═════ Dataset excerpt ═════

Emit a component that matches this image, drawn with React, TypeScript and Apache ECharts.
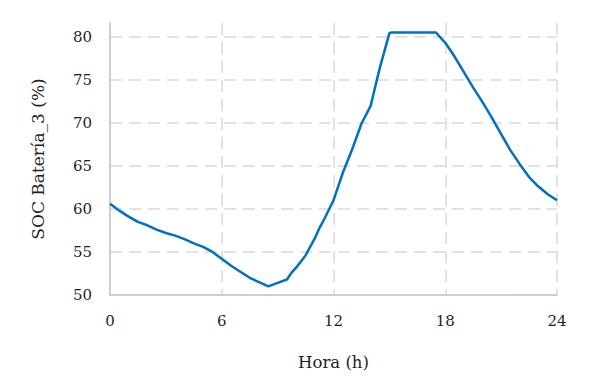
import React, { useEffect, useRef } from "react";
import * as echarts from "echarts";

const hours = [0, 0.5, 1, 1.5, 2, 2.5, 3, 3.5, 4, 4.5, 5, 5.5, 6, 6.5, 7, 7.5, 8, 8.5, 9, 9.5, 9.75, 10, 10.5, 11, 11.25, 11.5, 12, 12.5, 13, 13.5, 14, 14.25, 14.5, 15, 15.1, 17.5, 18, 18.5, 19, 19.5, 20, 20.5, 21, 21.5, 22, 22.5, 23, 23.5, 24];
const soc = [60.6, 59.8, 59.1, 58.5, 58.1, 57.6, 57.2, 56.9, 56.5, 56.0, 55.6, 55.0, 54.2, 53.4, 52.7, 52.0, 51.5, 51.0, 51.4, 51.8, 52.6, 53.2, 54.6, 56.6, 57.8, 58.8, 61.0, 64.2, 66.9, 69.9, 72.0, 74.3, 76.5, 80.4, 80.5, 80.5, 79.3, 77.7, 75.9, 74.1, 72.4, 70.6, 68.7, 66.8, 65.2, 63.7, 62.6, 61.7, 61.0];
const xTicks = [0, 6, 12, 18, 24];
const yTicks = [50, 55, 60, 65, 70, 75, 80];

const FONT = "DejaVu Serif";
const TEXT = "#1f1f1f";

export default function App() {
  const ref = useRef<HTMLDivElement>(null);
  useEffect(() => {
    if (!ref.current) return;
    const chart = echarts.init(ref.current, undefined, { renderer: "svg" });
    const dashed = { color: "#d9d9d9", width: 1.5, type: [12, 7] as any };
    chart.setOption({
      animation: false,
      textStyle: { fontFamily: FONT },
      grid: { left: 102, right: 28, top: 15, bottom: 83 },
      xAxis: {
        type: "value",
        min: xTicks[0],
        max: xTicks[xTicks.length - 1],
        interval: 6,
        name: "Hora (h)",
        nameLocation: "middle",
        nameGap: 59,
        nameTextStyle: { fontFamily: FONT, fontSize: 16.5, color: TEXT },
        axisLine: { show: true, lineStyle: { color: "#bfbfbf", width: 1.5 } },
        axisTick: { show: false },
        axisLabel: { fontFamily: FONT, fontSize: 15, color: TEXT, margin: 18 },
        splitLine: { show: true, showMinLine: false, lineStyle: dashed },
      },
      yAxis: {
        type: "value",
        min: yTicks[0],
        max: 81.6,
        interval: 5,
        name: "SOC Batería_3 (%)",
        nameLocation: "middle",
        nameGap: 64,
        nameTextStyle: { fontFamily: FONT, fontSize: 17, color: TEXT },
        axisLine: { show: true, lineStyle: { color: "#bfbfbf", width: 1.5 } },
        axisTick: { show: false },
        axisLabel: { fontFamily: FONT, fontSize: 15, color: TEXT, margin: 18, showMaxLabel: false },
        splitLine: { show: true, showMinLine: false, showMaxLine: false, lineStyle: dashed },
      },
      series: [
        {
          type: "line",
          data: hours.map((h, i) => [h, soc[i]]),
          showSymbol: false,
          lineStyle: { color: "#0070C0", width: 2.5 },
          itemStyle: { color: "#0070C0" },
        },
      ],
    });
    return () => chart.dispose();
  }, []);
  return <div ref={ref} style={{ width: 577, height: 370 }} />;
}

═════

The problem: Write the lines above out again exactly, without any of their pictures.

Solution for this task:
Emit a component that matches this image, drawn with React, TypeScript and Apache ECharts.
import React, { useEffect, useRef } from "react";
import * as echarts from "echarts";

const hours = [0, 0.5, 1, 1.5, 2, 2.5, 3, 3.5, 4, 4.5, 5, 5.5, 6, 6.5, 7, 7.5, 8, 8.5, 9, 9.5, 9.75, 10, 10.5, 11, 11.25, 11.5, 12, 12.5, 13, 13.5, 14, 14.25, 14.5, 15, 15.1, 17.5, 18, 18.5, 19, 19.5, 20, 20.5, 21, 21.5, 22, 22.5, 23, 23.5, 24];
const soc = [60.6, 59.8, 59.1, 58.5, 58.1, 57.6, 57.2, 56.9, 56.5, 56.0, 55.6, 55.0, 54.2, 53.4, 52.7, 52.0, 51.5, 51.0, 51.4, 51.8, 52.6, 53.2, 54.6, 56.6, 57.8, 58.8, 61.0, 64.2, 66.9, 69.9, 72.0, 74.3, 76.5, 80.4, 80.5, 80.5, 79.3, 77.7, 75.9, 74.1, 72.4, 70.6, 68.7, 66.8, 65.2, 63.7, 62.6, 61.7, 61.0];
const xTicks = [0, 6, 12, 18, 24];
const yTicks = [50, 55, 60, 65, 70, 75, 80];

const FONT = "DejaVu Serif";
const TEXT = "#1f1f1f";

export default function App() {
  const ref = useRef<HTMLDivElement>(null);
  useEffect(() => {
    if (!ref.current) return;
    const chart = echarts.init(ref.current, undefined, { renderer: "svg" });
    const dashed = { color: "#d9d9d9", width: 1.5, type: [12, 7] as any };
    chart.setOption({
      animation: false,
      textStyle: { fontFamily: FONT },
      grid: { left: 102, right: 28, top: 15, bottom: 83 },
      xAxis: {
        type: "value",
        min: xTicks[0],
        max: xTicks[xTicks.length - 1],
        interval: 6,
        name: "Hora (h)",
        nameLocation: "middle",
        nameGap: 59,
        nameTextStyle: { fontFamily: FONT, fontSize: 16.5, color: TEXT },
        axisLine: { show: true, lineStyle: { color: "#bfbfbf", width: 1.5 } },
        axisTick: { show: false },
        axisLabel: { fontFamily: FONT, fontSize: 15, color: TEXT, margin: 18 },
        splitLine: { show: true, showMinLine: false, lineStyle: dashed },
      },
      yAxis: {
        type: "value",
        min: yTicks[0],
        max: 81.6,
        interval: 5,
        name: "SOC Batería_3 (%)",
        nameLocation: "middle",
        nameGap: 64,
        nameTextStyle: { fontFamily: FONT, fontSize: 17, color: TEXT },
        axisLine: { show: true, lineStyle: { color: "#bfbfbf", width: 1.5 } },
        axisTick: { show: false },
        axisLabel: { fontFamily: FONT, fontSize: 15, color: TEXT, margin: 18, showMaxLabel: false },
        splitLine: { show: true, showMinLine: false, showMaxLine: false, lineStyle: dashed },
      },
      series: [
        {
          type: "line",
          data: hours.map((h, i) => [h, soc[i]]),
          showSymbol: false,
          lineStyle: { color: "#0070C0", width: 2.5 },
          itemStyle: { color: "#0070C0" },
        },
      ],
    });
    return () => chart.dispose();
  }, []);
  return <div ref={ref} style={{ width: 577, height: 370 }} />;
}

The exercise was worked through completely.